### EXERCISE PROMPT
Pictures are to be left out. Copy exactly the lines from the one containing "Convert this chart to Plotly code." to the one containing "return (B - (y - OFF)) / (B - T)", both ends kept.

------------------------

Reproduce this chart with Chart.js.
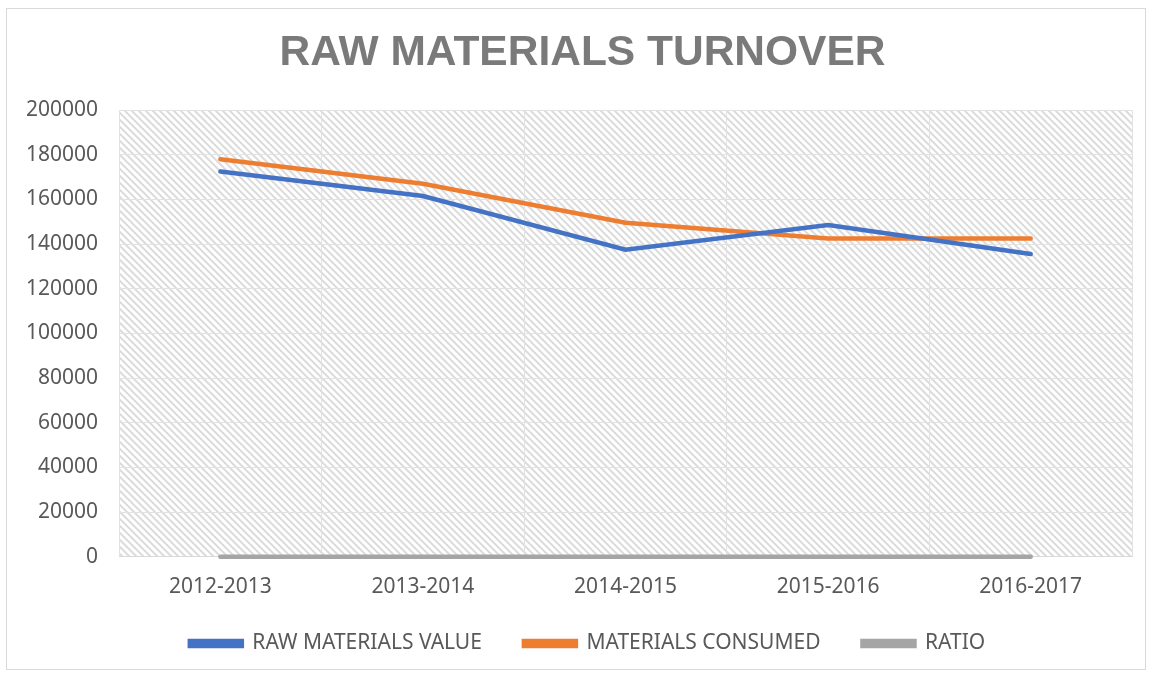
<!DOCTYPE html>
<html>
<head>
<meta charset="utf-8">
<script src="https://cdn.jsdelivr.net/npm/chart.js@4/dist/chart.umd.min.js"></script>
<style>
  html, body { margin: 0; padding: 0; background: #fff; }
  #wrap { width: 1152px; height: 675px; position: relative; }
</style>
</head>
<body>
<div id="wrap"><canvas id="c" width="1152" height="675"></canvas></div>
<script>
const annees = ['2012-2013', '2013-2014', '2014-2015', '2015-2016', '2016-2017'];
const valeurMatieres = [172500, 161500, 137500, 148500, 135500];
const matieresConsommees = [178000, 167000, 149500, 142500, 142500];
const ratio = [1.03, 1.03, 0.92, 1.04, 0.95];

// motif hachuré du fond
function hachures() {
    const p = document.createElement('canvas');
    p.width = 7; p.height = 7;
    const g = p.getContext('2d');
    g.fillStyle = '#ffffff';
    g.fillRect(0, 0, 7, 7);
    g.strokeStyle = '#dcdcdc';
    g.lineWidth = 2;
    g.beginPath();
    g.moveTo(-2, -2); g.lineTo(9, 9);
    g.moveTo(-2, 5); g.lineTo(2, 9);
    g.moveTo(5, -2); g.lineTo(9, 2);
    g.stroke();
    return p;
}

const fondPlugin = {
    id: 'fond',
    beforeDraw(chart) {
        const ctx = chart.ctx;
        const a = chart.chartArea;
        ctx.save();
        ctx.fillStyle = '#fff';
        ctx.fillRect(0, 0, chart.width, chart.height);
        ctx.strokeStyle = '#d9d9d9';
        ctx.lineWidth = 1;
        ctx.strokeRect(6.5, 8.5, chart.width - 13, chart.height - 14);
        ctx.fillStyle = ctx.createPattern(hachures(), 'repeat');
        ctx.fillRect(a.left, a.top, a.right - a.left, a.bottom - a.top);
        ctx.restore();
    }
};

// recentrer le titre et remonter la légende comme dans Excel
const decalagePlugin = {
    id: 'decalage',
    afterLayout(chart) {
        const t = chart.titleBlock;
        t.left += 14; t.right += 14;
        const l = chart.legend;
        l.left += 19; l.right += 19;
        l.top -= 27;
        l.bottom = chart.height;
        l.height = l.bottom - l.top;
    }
};

new Chart(document.getElementById('c'), {
    type: 'line',
    data: {
        labels: annees,
        datasets: [{
            label: 'RAW MATERIALS VALUE',
            data: valeurMatieres,
            borderColor: '#4472C4',
            backgroundColor: '#4472C4',
            borderWidth: 4.5,
            borderCapStyle: 'round',
            pointRadius: 0,
            tension: 0
        }, {
            label: 'MATERIALS CONSUMED',
            data: matieresConsommees,
            borderColor: '#ED7D31',
            backgroundColor: '#ED7D31',
            borderWidth: 4.5,
            borderCapStyle: 'round',
            pointRadius: 0,
            tension: 0
        }, {
            label: 'RATIO',
            data: ratio,
            borderColor: '#A5A5A5',
            backgroundColor: '#A5A5A5',
            borderWidth: 4.5,
            borderCapStyle: 'round',
            pointRadius: 0,
            tension: 0,
            clip: false
        }]
    },
    options: {
        responsive: false,
        animation: false,
        layout: { padding: { left: 5, right: 20, top: 10, bottom: 0 } },
        plugins: {
            title: {
                display: true,
                text: 'RAW MATERIALS TURNOVER',
                color: '#7a7a7a',
                font: { family: 'Liberation Sans', size: 42.5, weight: 'bold' },
                padding: { top: 18, bottom: 31 }
            },
            legend: {
                position: 'bottom',
                maxHeight: 57,
                labels: {
                    color: '#595959',
                    font: { family: 'Noto Sans', size: 21 },
                    boxWidth: 52,
                    boxHeight: 5,
                    padding: 42
                }
            },
            tooltip: { enabled: false }
        },
        scales: {
            x: {
                offset: true,
                grid: { color: '#e2e2e2', offset: true, drawTicks: false },
                border: { color: '#d9d9d9' },
                ticks: { color: '#595959', font: { family: 'Noto Sans', size: 21 }, padding: 18 }
            },
            y: {
                min: 0,
                max: 200000,
                ticks: {
                    stepSize: 20000,
                    color: '#595959',
                    font: { family: 'Noto Sans', size: 21 },
                    padding: 21,
                    callback: v => String(v)
                },
                grid: { color: '#e2e2e2', drawTicks: false },
                border: { display: false }
            }
        }
    },
    plugins: [fondPlugin, decalagePlugin]
});
</script>
</body>
</html>
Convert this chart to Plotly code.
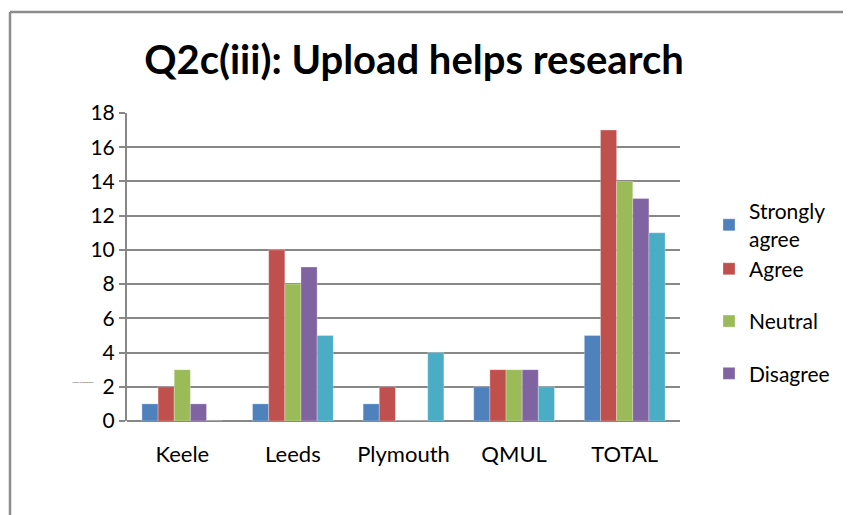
import plotly.graph_objects as go

# chart data
sites = ["Keele", "Leeds", "Plymouth", "QMUL", "TOTAL"]
strongly_agree = [1, 1, 1, 2, 5]
agree = [2, 10, 2, 3, 17]
neutral = [3, 8, 0, 3, 14]
disagree = [1, 9, 0, 3, 13]
strongly_disagree = [0, 5, 4, 2, 11]

series_names = ["Strongly<br>agree", "Agree", "Neutral", "Disagree", "Strongly disagree"]
series_values = [strongly_agree, agree, neutral, disagree, strongly_disagree]
series_colors = ["#4F81BD", "#C0504D", "#9BBB59", "#8064A2", "#4BACC6"]
legend_groups = ["a", "a", "b", "c", "d"]
y_ticks = [0, 2, 4, 6, 8, 10, 12, 14, 16, 18]

W, H = 851, 515
OFF = 8  # page body margin shifts the figure by this much
L, R, T, B = 127 - OFF, 680 - OFF, 113 - OFF, 421 - OFF  # plot area in pixels


def px_x(x):
    return (x - OFF - L) / (R - L)


def px_y(y):
    return (B - (y - OFF)) / (B - T)


fig = go.Figure()
for i, (name, vals, col) in enumerate(zip(series_names, series_values, series_colors)):
    fig.add_trace(go.Bar(
        x=sites,
        y=vals,
        name=name,
        marker=dict(color=col, line=dict(color="rgba(255,255,255,0.35)", width=0.8)),
        showlegend=(i < 4),
        legendgroup=legend_groups[i],
    ))

fig.update_layout(
    width=W,
    height=H,
    margin=dict(l=L, r=W - R, t=T, b=H - B, pad=0),
    paper_bgcolor="white",
    plot_bgcolor="white",
    barmode="group",
    bargap=0.27,
    bargroupgap=0,
    font=dict(family="Lato, 'Open Sans', sans-serif", color="black", size=21),
    title=dict(
        text="<b>Q2c(iii): Upload helps research</b>",
        font=dict(size=40, family="Lato, 'Open Sans', sans-serif"),
        x=(414 - OFF) / W, xanchor="center",
        y=1 - (60 - OFF) / H, yanchor="middle",
    ),
    legend=dict(
        x=px_x(709), xanchor="left",
        y=px_y(191), yanchor="top",
        font=dict(size=21),
        tracegroupgap=22,
        traceorder="grouped",
        bgcolor="rgba(0,0,0,0)",
    ),
    xaxis=dict(
        showgrid=False,
        showline=False,
        ticks="",
        ticklabelstandoff=18,
        tickfont=dict(size=22),
    ),
    yaxis=dict(
        range=[0, 18],
        tickvals=y_ticks,
        showgrid=True,
        gridcolor="#878787",
        gridwidth=2,
        showline=True,
        linecolor="#878787",
        linewidth=2,
        ticks="outside",
        ticklen=6,
        tickwidth=2,
        tickcolor="#878787",
        tickfont=dict(size=21),
        zeroline=True,
        zerolinecolor="#878787",
        zerolinewidth=2,
    ),
)

# outer chart frame (top and left edges visible)
fig.add_shape(type="line", xref="paper", yref="paper",
              x0=px_x(10), x1=px_x(W + 20), y0=px_y(12), y1=px_y(12),
              line=dict(color="#8c8c8c", width=2.5))
fig.add_shape(type="line", xref="paper", yref="paper",
              x0=px_x(10), x1=px_x(10), y0=px_y(12), y1=px_y(H + 20),
              line=dict(color="#8c8c8c", width=2.5))

# tiny axis title left by the original
fig.add_annotation(text="Number of Respondents", xref="paper", yref="paper",
                   x=px_x(95), xanchor="right", y=px_y(386), showarrow=False,
                   font=dict(size=2, color="#333"))

fig.write_html("out.html")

------------------------

### RESULT
Convert this chart to Plotly code.
import plotly.graph_objects as go

# chart data
sites = ["Keele", "Leeds", "Plymouth", "QMUL", "TOTAL"]
strongly_agree = [1, 1, 1, 2, 5]
agree = [2, 10, 2, 3, 17]
neutral = [3, 8, 0, 3, 14]
disagree = [1, 9, 0, 3, 13]
strongly_disagree = [0, 5, 4, 2, 11]

series_names = ["Strongly<br>agree", "Agree", "Neutral", "Disagree", "Strongly disagree"]
series_values = [strongly_agree, agree, neutral, disagree, strongly_disagree]
series_colors = ["#4F81BD", "#C0504D", "#9BBB59", "#8064A2", "#4BACC6"]
legend_groups = ["a", "a", "b", "c", "d"]
y_ticks = [0, 2, 4, 6, 8, 10, 12, 14, 16, 18]

W, H = 851, 515
OFF = 8  # page body margin shifts the figure by this much
L, R, T, B = 127 - OFF, 680 - OFF, 113 - OFF, 421 - OFF  # plot area in pixels


def px_x(x):
    return (x - OFF - L) / (R - L)


def px_y(y):
    return (B - (y - OFF)) / (B - T)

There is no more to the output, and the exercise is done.